_Information shown_
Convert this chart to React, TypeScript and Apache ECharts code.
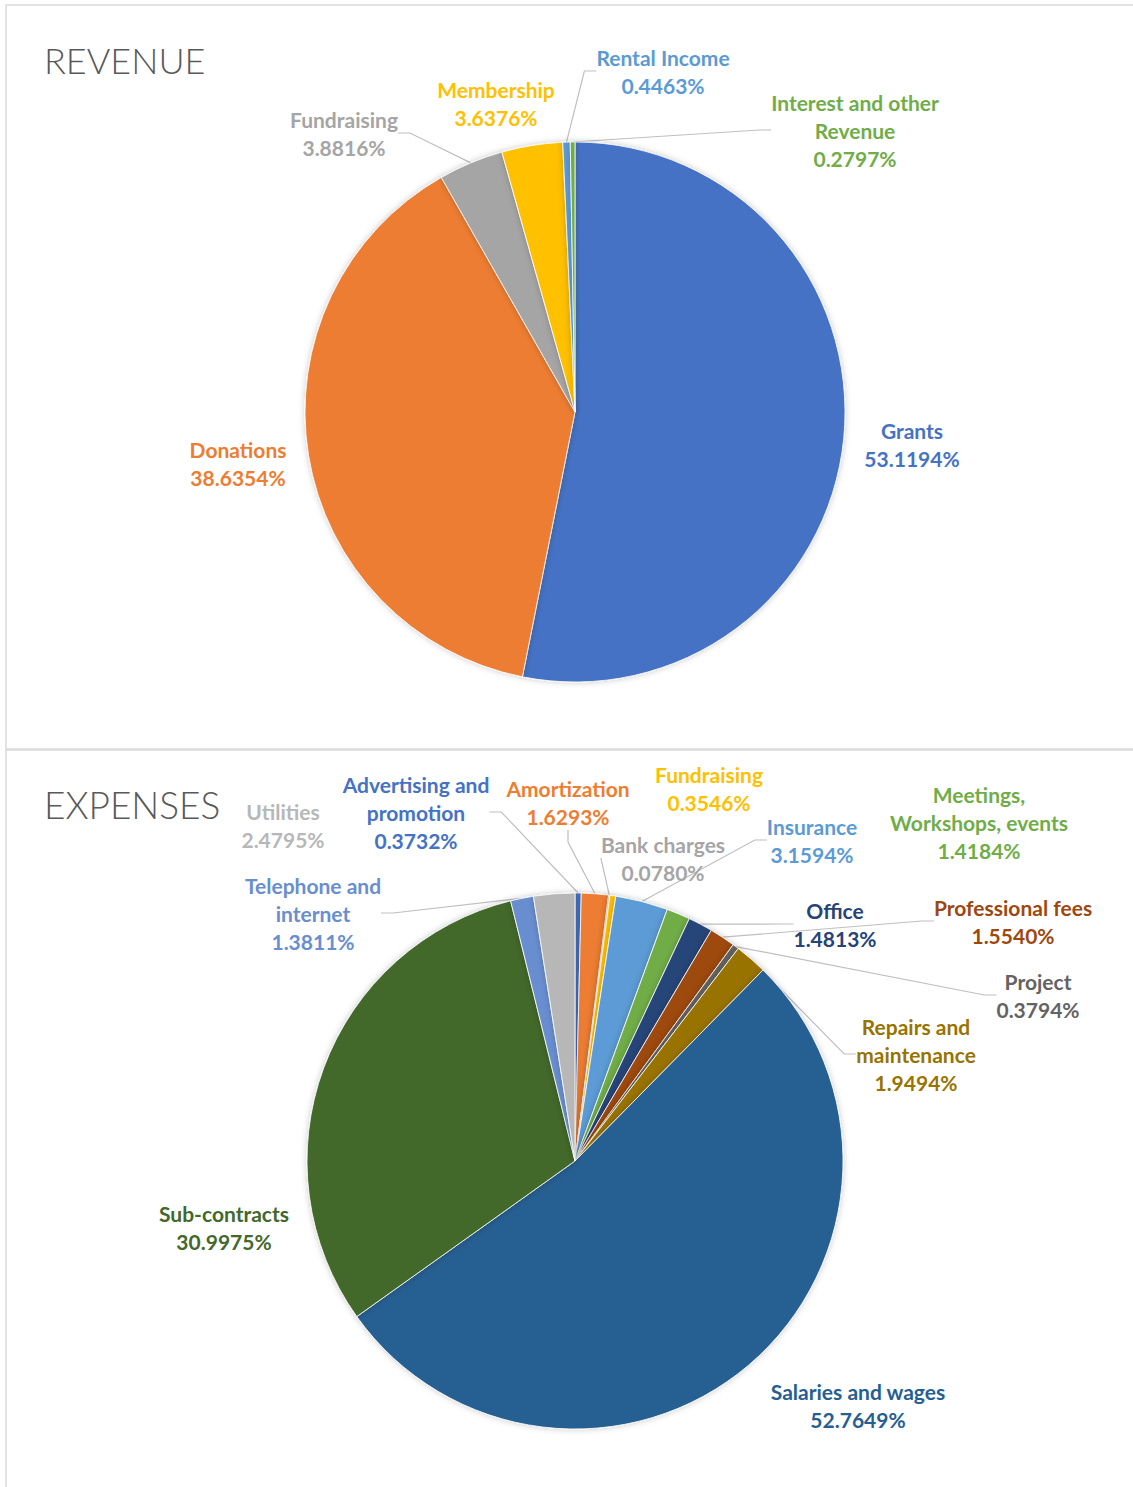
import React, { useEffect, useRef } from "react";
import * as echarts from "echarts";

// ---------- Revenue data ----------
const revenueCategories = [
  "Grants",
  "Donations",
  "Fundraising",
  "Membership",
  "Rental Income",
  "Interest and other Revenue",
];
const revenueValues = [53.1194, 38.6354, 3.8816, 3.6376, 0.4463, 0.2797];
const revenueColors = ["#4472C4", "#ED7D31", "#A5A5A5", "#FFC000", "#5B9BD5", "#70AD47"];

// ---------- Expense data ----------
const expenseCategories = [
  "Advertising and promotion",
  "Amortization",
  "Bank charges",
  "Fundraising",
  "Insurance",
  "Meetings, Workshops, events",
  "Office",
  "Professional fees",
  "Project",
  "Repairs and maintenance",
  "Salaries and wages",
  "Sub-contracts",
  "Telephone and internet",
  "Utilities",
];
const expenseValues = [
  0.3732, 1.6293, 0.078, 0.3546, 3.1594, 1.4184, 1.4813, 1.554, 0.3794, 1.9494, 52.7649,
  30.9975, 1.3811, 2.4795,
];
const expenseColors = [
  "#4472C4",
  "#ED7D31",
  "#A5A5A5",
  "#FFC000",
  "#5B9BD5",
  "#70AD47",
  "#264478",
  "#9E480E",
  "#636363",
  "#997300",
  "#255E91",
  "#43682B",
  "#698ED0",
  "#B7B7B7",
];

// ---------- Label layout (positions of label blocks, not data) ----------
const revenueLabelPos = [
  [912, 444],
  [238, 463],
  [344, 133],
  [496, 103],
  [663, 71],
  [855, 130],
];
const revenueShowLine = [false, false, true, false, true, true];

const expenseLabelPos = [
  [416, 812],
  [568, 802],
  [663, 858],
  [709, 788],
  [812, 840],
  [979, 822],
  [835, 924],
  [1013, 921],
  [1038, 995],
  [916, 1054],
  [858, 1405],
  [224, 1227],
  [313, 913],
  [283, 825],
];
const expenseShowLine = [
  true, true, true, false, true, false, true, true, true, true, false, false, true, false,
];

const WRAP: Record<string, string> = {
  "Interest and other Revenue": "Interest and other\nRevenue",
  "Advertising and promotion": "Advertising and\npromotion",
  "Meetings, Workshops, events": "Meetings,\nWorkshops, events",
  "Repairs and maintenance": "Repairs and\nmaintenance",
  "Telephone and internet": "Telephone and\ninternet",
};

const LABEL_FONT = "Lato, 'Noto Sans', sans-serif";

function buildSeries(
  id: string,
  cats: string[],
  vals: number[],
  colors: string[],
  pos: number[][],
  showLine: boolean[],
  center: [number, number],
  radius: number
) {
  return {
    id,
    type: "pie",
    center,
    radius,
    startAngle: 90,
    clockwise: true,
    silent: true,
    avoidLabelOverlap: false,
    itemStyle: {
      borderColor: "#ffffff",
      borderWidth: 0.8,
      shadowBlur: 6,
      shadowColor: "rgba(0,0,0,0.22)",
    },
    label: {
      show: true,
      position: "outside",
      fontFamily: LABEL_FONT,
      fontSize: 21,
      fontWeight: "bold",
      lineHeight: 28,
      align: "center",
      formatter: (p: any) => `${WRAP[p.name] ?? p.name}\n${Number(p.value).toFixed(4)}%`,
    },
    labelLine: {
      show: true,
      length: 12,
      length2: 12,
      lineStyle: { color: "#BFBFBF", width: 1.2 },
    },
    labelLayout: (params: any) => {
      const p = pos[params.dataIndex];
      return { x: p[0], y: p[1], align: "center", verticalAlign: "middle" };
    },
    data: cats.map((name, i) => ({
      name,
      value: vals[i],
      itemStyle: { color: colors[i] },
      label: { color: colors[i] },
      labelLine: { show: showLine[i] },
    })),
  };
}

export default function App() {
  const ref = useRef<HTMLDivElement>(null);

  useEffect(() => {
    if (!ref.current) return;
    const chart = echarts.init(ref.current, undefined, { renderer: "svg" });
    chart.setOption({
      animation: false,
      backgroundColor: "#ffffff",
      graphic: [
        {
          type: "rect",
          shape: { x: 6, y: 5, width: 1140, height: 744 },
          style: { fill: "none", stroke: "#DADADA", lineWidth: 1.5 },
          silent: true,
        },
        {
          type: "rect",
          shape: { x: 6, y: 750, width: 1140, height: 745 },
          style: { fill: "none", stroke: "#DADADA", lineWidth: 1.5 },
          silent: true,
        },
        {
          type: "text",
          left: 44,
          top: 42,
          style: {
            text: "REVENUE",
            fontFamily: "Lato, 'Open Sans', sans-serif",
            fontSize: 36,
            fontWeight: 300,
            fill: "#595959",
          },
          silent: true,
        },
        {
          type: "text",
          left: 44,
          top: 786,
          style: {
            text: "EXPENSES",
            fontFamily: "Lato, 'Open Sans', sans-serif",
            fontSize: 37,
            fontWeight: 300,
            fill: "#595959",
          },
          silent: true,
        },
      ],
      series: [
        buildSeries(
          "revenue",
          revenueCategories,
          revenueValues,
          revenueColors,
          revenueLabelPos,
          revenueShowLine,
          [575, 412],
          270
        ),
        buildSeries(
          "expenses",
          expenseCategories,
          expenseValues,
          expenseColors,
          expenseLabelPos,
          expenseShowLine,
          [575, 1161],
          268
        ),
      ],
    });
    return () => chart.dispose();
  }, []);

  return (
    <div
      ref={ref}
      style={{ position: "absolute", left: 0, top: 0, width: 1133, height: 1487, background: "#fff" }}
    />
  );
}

_Exercise brief_
Please write out all of the material above without changing a word, and omit any pictures.

_Task response_
Convert this chart to React, TypeScript and Apache ECharts code.
import React, { useEffect, useRef } from "react";
import * as echarts from "echarts";

// ---------- Revenue data ----------
const revenueCategories = [
  "Grants",
  "Donations",
  "Fundraising",
  "Membership",
  "Rental Income",
  "Interest and other Revenue",
];
const revenueValues = [53.1194, 38.6354, 3.8816, 3.6376, 0.4463, 0.2797];
const revenueColors = ["#4472C4", "#ED7D31", "#A5A5A5", "#FFC000", "#5B9BD5", "#70AD47"];

// ---------- Expense data ----------
const expenseCategories = [
  "Advertising and promotion",
  "Amortization",
  "Bank charges",
  "Fundraising",
  "Insurance",
  "Meetings, Workshops, events",
  "Office",
  "Professional fees",
  "Project",
  "Repairs and maintenance",
  "Salaries and wages",
  "Sub-contracts",
  "Telephone and internet",
  "Utilities",
];
const expenseValues = [
  0.3732, 1.6293, 0.078, 0.3546, 3.1594, 1.4184, 1.4813, 1.554, 0.3794, 1.9494, 52.7649,
  30.9975, 1.3811, 2.4795,
];
const expenseColors = [
  "#4472C4",
  "#ED7D31",
  "#A5A5A5",
  "#FFC000",
  "#5B9BD5",
  "#70AD47",
  "#264478",
  "#9E480E",
  "#636363",
  "#997300",
  "#255E91",
  "#43682B",
  "#698ED0",
  "#B7B7B7",
];

// ---------- Label layout (positions of label blocks, not data) ----------
const revenueLabelPos = [
  [912, 444],
  [238, 463],
  [344, 133],
  [496, 103],
  [663, 71],
  [855, 130],
];
const revenueShowLine = [false, false, true, false, true, true];

const expenseLabelPos = [
  [416, 812],
  [568, 802],
  [663, 858],
  [709, 788],
  [812, 840],
  [979, 822],
  [835, 924],
  [1013, 921],
  [1038, 995],
  [916, 1054],
  [858, 1405],
  [224, 1227],
  [313, 913],
  [283, 825],
];
const expenseShowLine = [
  true, true, true, false, true, false, true, true, true, true, false, false, true, false,
];

const WRAP: Record<string, string> = {
  "Interest and other Revenue": "Interest and other\nRevenue",
  "Advertising and promotion": "Advertising and\npromotion",
  "Meetings, Workshops, events": "Meetings,\nWorkshops, events",
  "Repairs and maintenance": "Repairs and\nmaintenance",
  "Telephone and internet": "Telephone and\ninternet",
};

const LABEL_FONT = "Lato, 'Noto Sans', sans-serif";

function buildSeries(
  id: string,
  cats: string[],
  vals: number[],
  colors: string[],
  pos: number[][],
  showLine: boolean[],
  center: [number, number],
  radius: number
) {
  return {
    id,
    type: "pie",
    center,
    radius,
    startAngle: 90,
    clockwise: true,
    silent: true,
    avoidLabelOverlap: false,
    itemStyle: {
      borderColor: "#ffffff",
      borderWidth: 0.8,
      shadowBlur: 6,
      shadowColor: "rgba(0,0,0,0.22)",
    },
    label: {
      show: true,
      position: "outside",
      fontFamily: LABEL_FONT,
      fontSize: 21,
      fontWeight: "bold",
      lineHeight: 28,
      align: "center",
      formatter: (p: any) => `${WRAP[p.name] ?? p.name}\n${Number(p.value).toFixed(4)}%`,
    },
    labelLine: {
      show: true,
      length: 12,
      length2: 12,
      lineStyle: { color: "#BFBFBF", width: 1.2 },
    },
    labelLayout: (params: any) => {
      const p = pos[params.dataIndex];
      return { x: p[0], y: p[1], align: "center", verticalAlign: "middle" };
    },
    data: cats.map((name, i) => ({
      name,
      value: vals[i],
      itemStyle: { color: colors[i] },
      label: { color: colors[i] },
      labelLine: { show: showLine[i] },
    })),
  };
}

export default function App() {
  const ref = useRef<HTMLDivElement>(null);

  useEffect(() => {
    if (!ref.current) return;
    const chart = echarts.init(ref.current, undefined, { renderer: "svg" });
    chart.setOption({
      animation: false,
      backgroundColor: "#ffffff",
      graphic: [
        {
          type: "rect",
          shape: { x: 6, y: 5, width: 1140, height: 744 },
          style: { fill: "none", stroke: "#DADADA", lineWidth: 1.5 },
          silent: true,
        },
        {
          type: "rect",
          shape: { x: 6, y: 750, width: 1140, height: 745 },
          style: { fill: "none", stroke: "#DADADA", lineWidth: 1.5 },
          silent: true,
        },
        {
          type: "text",
          left: 44,
          top: 42,
          style: {
            text: "REVENUE",
            fontFamily: "Lato, 'Open Sans', sans-serif",
            fontSize: 36,
            fontWeight: 300,
            fill: "#595959",
          },
          silent: true,
        },
        {
          type: "text",
          left: 44,
          top: 786,
          style: {
            text: "EXPENSES",
            fontFamily: "Lato, 'Open Sans', sans-serif",
            fontSize: 37,
            fontWeight: 300,
            fill: "#595959",
          },
          silent: true,
        },
      ],
      series: [
        buildSeries(
          "revenue",
          revenueCategories,
          revenueValues,
          revenueColors,
          revenueLabelPos,
          revenueShowLine,
          [575, 412],
          270
        ),
        buildSeries(
          "expenses",
          expenseCategories,
          expenseValues,
          expenseColors,
          expenseLabelPos,
          expenseShowLine,
          [575, 1161],
          268
        ),
      ],
    });
    return () => chart.dispose();
  }, []);

  return (
    <div
      ref={ref}
      style={{ position: "absolute", left: 0, top: 0, width: 1133, height: 1487, background: "#fff" }}
    />
  );
}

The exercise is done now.